## [Short exercise]
Without the images, write out all of the following entries exactly.

## [Supplied data]
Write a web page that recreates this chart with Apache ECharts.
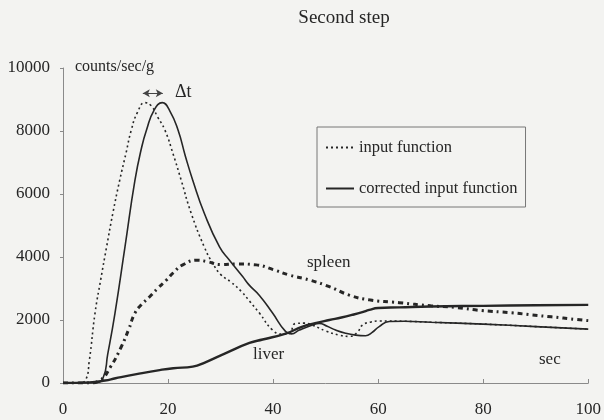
<!DOCTYPE html>
<html>
<head>
<meta charset="utf-8">
<script src="https://cdn.jsdelivr.net/npm/echarts@6/dist/echarts.min.js"></script>
<style>
  html, body { margin: 0; padding: 0; background: #f3f3f1; }
  #root { width: 604px; height: 420px; }
</style>
</head>
<body>
<div id="root"></div>
<script>
// time in sec, values in counts/sec/g
const inputX = [0, 3, 4.3, 5, 6.1, 7.2, 8.3, 9.5, 10.8, 12, 13, 14.2, 15.6, 16.8, 18, 19.4, 21, 22.5, 24.4, 26.9, 28.5, 30, 32, 34, 35.5, 37.4, 39.9, 41.8, 43, 44.3, 46, 47.5, 50, 52.6, 54.5, 56, 57, 58.5, 60.2, 65, 70, 80, 90, 100];
const inputY = [0, 10, 100, 700, 2220, 3300, 4320, 5400, 6440, 7300, 8030, 8600, 8900, 8800, 8450, 8030, 7250, 6440, 5390, 4320, 3800, 3450, 3200, 2900, 2600, 2220, 1680, 1550, 1560, 1890, 1900, 1840, 1650, 1520, 1480, 1600, 1840, 1930, 1970, 1960, 1930, 1870, 1790, 1710];

const correctedX = [0, 6, 7.6, 8.5, 9.9, 11.8, 13.7, 15, 15.9, 17.3, 18.9, 20.3, 21.9, 23.3, 24.7, 26.9, 29.8, 31.7, 34.2, 35.5, 37.4, 39.9, 42.4, 43.5, 45, 47.5, 48.8, 50.3, 51.9, 53.8, 55.7, 57.6, 58.8, 60.2, 62.1, 65, 70, 80, 90, 100];
const correctedY = [0, 10, 150, 900, 2220, 4320, 6440, 7500, 8030, 8650, 8900, 8650, 8030, 7200, 6440, 5390, 4320, 3900, 3380, 3100, 2780, 2220, 1630, 1560, 1680, 1840, 1890, 1800, 1680, 1580, 1520, 1500, 1600, 1790, 1950, 1960, 1930, 1870, 1790, 1710];

const spleenX = [0, 5, 7, 9, 11.1, 12.5, 13.7, 15, 16.5, 18, 19.7, 21, 22.8, 25.6, 27.5, 30, 33, 36.8, 40, 43, 46.9, 50.7, 54.5, 58.3, 64, 70, 74.7, 79.7, 85.4, 89.3, 93, 97.5, 100];
const spleenY = [0, 0, 80, 500, 1150, 1700, 2220, 2500, 2740, 3000, 3270, 3500, 3750, 3900, 3850, 3760, 3780, 3750, 3600, 3430, 3270, 3060, 2790, 2640, 2550, 2450, 2400, 2300, 2230, 2160, 2100, 2020, 1980];

const liverX = [0, 5, 8, 10, 14, 18.4, 21, 24.7, 27, 31, 35.5, 38, 42.4, 45.6, 48, 50.7, 53, 55, 57, 58.3, 60, 64, 70, 80, 90, 100];
const liverY = [0, 20, 80, 150, 280, 410, 470, 520, 650, 950, 1270, 1380, 1570, 1790, 1900, 2000, 2080, 2160, 2250, 2320, 2380, 2400, 2430, 2450, 2470, 2480];

// shift between input and corrected peaks
const deltaT = [15.2, 19.0];
const deltaY = 9200;

const xTicks = [0, 20, 40, 60, 80, 100];
const yTicks = [0, 2000, 4000, 6000, 8000, 10000];

const pairs = (xs, ys) => xs.map((x, i) => [x, ys[i]]);

const serif = '"Liberation Serif", "Times New Roman", serif';
const ink = '#262626';
const axisGray = '#8a8a8a';

const chart = echarts.init(document.getElementById('root'));

const curve = (name, xs, ys, lineStyle) => ({
  name,
  type: 'line',
  data: pairs(xs, ys),
  symbol: 'none',
  showSymbol: false,
  smooth: 0.5,
  lineStyle: Object.assign({ color: ink }, lineStyle),
  itemStyle: { color: ink }
});

const inputSeries = curve('input function', inputX, inputY, { width: 1.6, type: [2, 3] });
inputSeries.markLine = {
  silent: true,
  symbol: ['arrow', 'arrow'],
  symbolSize: [6, 7],
  label: { show: false },
  lineStyle: { color: '#444', width: 1, type: 'solid' },
  data: [[{ coord: [deltaT[0], deltaY] }, { coord: [deltaT[1], deltaY] }]]
};

const option = {
  animation: false,
  backgroundColor: '#f3f3f1',
  textStyle: { fontFamily: serif, color: ink },
  title: {
    text: 'Second step',
    left: 339,
    textAlign: 'center',
    top: 4,
    textStyle: { fontFamily: serif, fontSize: 19, fontWeight: 'normal', color: ink }
  },
  legend: {
    data: ['input function', 'corrected input function'],
    orient: 'vertical',
    left: 317,
    top: 127,
    padding: [12, 8, 10, 8],
    itemGap: 24,
    itemWidth: 28,
    itemHeight: 16,
    borderColor: '#777',
    borderWidth: 1,
    selectedMode: false,
    itemStyle: { opacity: 0 },
    textStyle: { fontFamily: serif, fontSize: 16.5, color: ink }
  },
  grid: { left: 63, right: 14, top: 68, bottom: 37 },
  xAxis: {
    type: 'value',
    min: xTicks[0],
    max: xTicks[xTicks.length - 1],
    interval: xTicks[1] - xTicks[0],
    splitLine: { show: false },
    axisLine: { lineStyle: { color: axisGray, width: 1 } },
    axisTick: { inside: true, length: 4, lineStyle: { color: axisGray } },
    axisLabel: { margin: 18, fontFamily: serif, fontSize: 17, color: ink, formatter: (v) => String(v) }
  },
  yAxis: {
    type: 'value',
    min: yTicks[0],
    max: yTicks[yTicks.length - 1],
    interval: yTicks[1] - yTicks[0],
    splitLine: { show: false },
    axisLine: { show: true, lineStyle: { color: axisGray, width: 1 } },
    axisTick: { show: true, length: 3, lineStyle: { color: axisGray } },
    axisLabel: { margin: 13, fontFamily: serif, fontSize: 17, color: ink, formatter: (v) => String(v) }
  },
  series: [
    inputSeries,
    curve('corrected input function', correctedX, correctedY, { width: 1.6, type: 'solid' }),
    curve('spleen', spleenX, spleenY, { width: 3, type: [5, 4, 2, 4] }),
    curve('liver', liverX, liverY, { width: 2.4, type: 'solid' })
  ],
  graphic: [
    { type: 'text', left: 75, top: 59, style: { text: 'counts/sec/g', font: '16px ' + serif, fill: ink } },
    { type: 'text', left: 175, top: 83, style: { text: 'Δt', font: '18px ' + serif, fill: ink } },
    { type: 'text', left: 307, top: 254, style: { text: 'spleen', font: '17px ' + serif, fill: ink } },
    { type: 'text', left: 253, top: 346, style: { text: 'liver', font: '17px ' + serif, fill: ink } },
    { type: 'text', left: 539, top: 351, style: { text: 'sec', font: '17px ' + serif, fill: ink } }
  ]
};

chart.setOption(option);
</script>
</body>
</html>
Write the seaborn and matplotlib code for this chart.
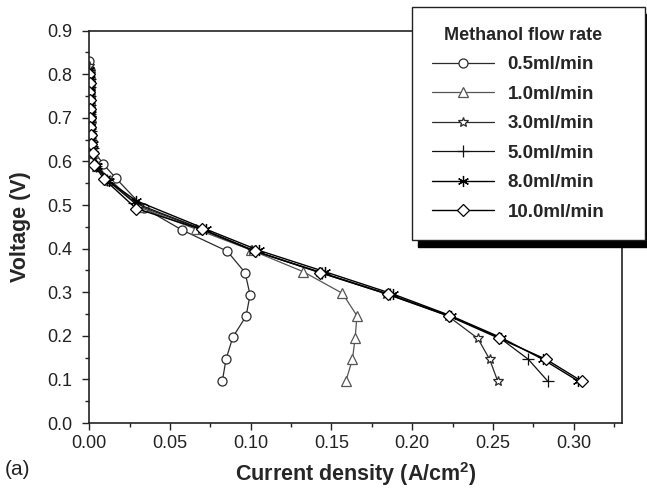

## [The reply]
Write a web page that recreates this chart with Apache ECharts.
<!DOCTYPE html>
<html>
<head>
<meta charset="utf-8">
<script src="https://cdn.jsdelivr.net/npm/echarts@6/dist/echarts.min.js"></script>
<style>
  html, body { margin: 0; padding: 0; background: #f3f3f1; }
  #root { width: 604px; height: 420px; }
</style>
</head>
<body>
<div id="root"></div>
<script>
// time in sec, values in counts/sec/g
const inputX = [0, 3, 4.3, 5, 6.1, 7.2, 8.3, 9.5, 10.8, 12, 13, 14.2, 15.6, 16.8, 18, 19.4, 21, 22.5, 24.4, 26.9, 28.5, 30, 32, 34, 35.5, 37.4, 39.9, 41.8, 43, 44.3, 46, 47.5, 50, 52.6, 54.5, 56, 57, 58.5, 60.2, 65, 70, 80, 90, 100];
const inputY = [0, 10, 100, 700, 2220, 3300, 4320, 5400, 6440, 7300, 8030, 8600, 8900, 8800, 8450, 8030, 7250, 6440, 5390, 4320, 3800, 3450, 3200, 2900, 2600, 2220, 1680, 1550, 1560, 1890, 1900, 1840, 1650, 1520, 1480, 1600, 1840, 1930, 1970, 1960, 1930, 1870, 1790, 1710];

const correctedX = [0, 6, 7.6, 8.5, 9.9, 11.8, 13.7, 15, 15.9, 17.3, 18.9, 20.3, 21.9, 23.3, 24.7, 26.9, 29.8, 31.7, 34.2, 35.5, 37.4, 39.9, 42.4, 43.5, 45, 47.5, 48.8, 50.3, 51.9, 53.8, 55.7, 57.6, 58.8, 60.2, 62.1, 65, 70, 80, 90, 100];
const correctedY = [0, 10, 150, 900, 2220, 4320, 6440, 7500, 8030, 8650, 8900, 8650, 8030, 7200, 6440, 5390, 4320, 3900, 3380, 3100, 2780, 2220, 1630, 1560, 1680, 1840, 1890, 1800, 1680, 1580, 1520, 1500, 1600, 1790, 1950, 1960, 1930, 1870, 1790, 1710];

const spleenX = [0, 5, 7, 9, 11.1, 12.5, 13.7, 15, 16.5, 18, 19.7, 21, 22.8, 25.6, 27.5, 30, 33, 36.8, 40, 43, 46.9, 50.7, 54.5, 58.3, 64, 70, 74.7, 79.7, 85.4, 89.3, 93, 97.5, 100];
const spleenY = [0, 0, 80, 500, 1150, 1700, 2220, 2500, 2740, 3000, 3270, 3500, 3750, 3900, 3850, 3760, 3780, 3750, 3600, 3430, 3270, 3060, 2790, 2640, 2550, 2450, 2400, 2300, 2230, 2160, 2100, 2020, 1980];

const liverX = [0, 5, 8, 10, 14, 18.4, 21, 24.7, 27, 31, 35.5, 38, 42.4, 45.6, 48, 50.7, 53, 55, 57, 58.3, 60, 64, 70, 80, 90, 100];
const liverY = [0, 20, 80, 150, 280, 410, 470, 520, 650, 950, 1270, 1380, 1570, 1790, 1900, 2000, 2080, 2160, 2250, 2320, 2380, 2400, 2430, 2450, 2470, 2480];

// shift between input and corrected peaks
const deltaT = [15.2, 19.0];
const deltaY = 9200;

const xTicks = [0, 20, 40, 60, 80, 100];
const yTicks = [0, 2000, 4000, 6000, 8000, 10000];

const pairs = (xs, ys) => xs.map((x, i) => [x, ys[i]]);

const serif = '"Liberation Serif", "Times New Roman", serif';
const ink = '#262626';
const axisGray = '#8a8a8a';

const chart = echarts.init(document.getElementById('root'));

const curve = (name, xs, ys, lineStyle) => ({
  name,
  type: 'line',
  data: pairs(xs, ys),
  symbol: 'none',
  showSymbol: false,
  smooth: 0.5,
  lineStyle: Object.assign({ color: ink }, lineStyle),
  itemStyle: { color: ink }
});

const inputSeries = curve('input function', inputX, inputY, { width: 1.6, type: [2, 3] });
inputSeries.markLine = {
  silent: true,
  symbol: ['arrow', 'arrow'],
  symbolSize: [6, 7],
  label: { show: false },
  lineStyle: { color: '#444', width: 1, type: 'solid' },
  data: [[{ coord: [deltaT[0], deltaY] }, { coord: [deltaT[1], deltaY] }]]
};

const option = {
  animation: false,
  backgroundColor: '#f3f3f1',
  textStyle: { fontFamily: serif, color: ink },
  title: {
    text: 'Second step',
    left: 339,
    textAlign: 'center',
    top: 4,
    textStyle: { fontFamily: serif, fontSize: 19, fontWeight: 'normal', color: ink }
  },
  legend: {
    data: ['input function', 'corrected input function'],
    orient: 'vertical',
    left: 317,
    top: 127,
    padding: [12, 8, 10, 8],
    itemGap: 24,
    itemWidth: 28,
    itemHeight: 16,
    borderColor: '#777',
    borderWidth: 1,
    selectedMode: false,
    itemStyle: { opacity: 0 },
    textStyle: { fontFamily: serif, fontSize: 16.5, color: ink }
  },
  grid: { left: 63, right: 14, top: 68, bottom: 37 },
  xAxis: {
    type: 'value',
    min: xTicks[0],
    max: xTicks[xTicks.length - 1],
    interval: xTicks[1] - xTicks[0],
    splitLine: { show: false },
    axisLine: { lineStyle: { color: axisGray, width: 1 } },
    axisTick: { inside: true, length: 4, lineStyle: { color: axisGray } },
    axisLabel: { margin: 18, fontFamily: serif, fontSize: 17, color: ink, formatter: (v) => String(v) }
  },
  yAxis: {
    type: 'value',
    min: yTicks[0],
    max: yTicks[yTicks.length - 1],
    interval: yTicks[1] - yTicks[0],
    splitLine: { show: false },
    axisLine: { show: true, lineStyle: { color: axisGray, width: 1 } },
    axisTick: { show: true, length: 3, lineStyle: { color: axisGray } },
    axisLabel: { margin: 13, fontFamily: serif, fontSize: 17, color: ink, formatter: (v) => String(v) }
  },
  series: [
    inputSeries,
    curve('corrected input function', correctedX, correctedY, { width: 1.6, type: 'solid' }),
    curve('spleen', spleenX, spleenY, { width: 3, type: [5, 4, 2, 4] }),
    curve('liver', liverX, liverY, { width: 2.4, type: 'solid' })
  ],
  graphic: [
    { type: 'text', left: 75, top: 59, style: { text: 'counts/sec/g', font: '16px ' + serif, fill: ink } },
    { type: 'text', left: 175, top: 83, style: { text: 'Δt', font: '18px ' + serif, fill: ink } },
    { type: 'text', left: 307, top: 254, style: { text: 'spleen', font: '17px ' + serif, fill: ink } },
    { type: 'text', left: 253, top: 346, style: { text: 'liver', font: '17px ' + serif, fill: ink } },
    { type: 'text', left: 539, top: 351, style: { text: 'sec', font: '17px ' + serif, fill: ink } }
  ]
};

chart.setOption(option);
</script>
</body>
</html>
Write the seaborn and matplotlib code for this chart.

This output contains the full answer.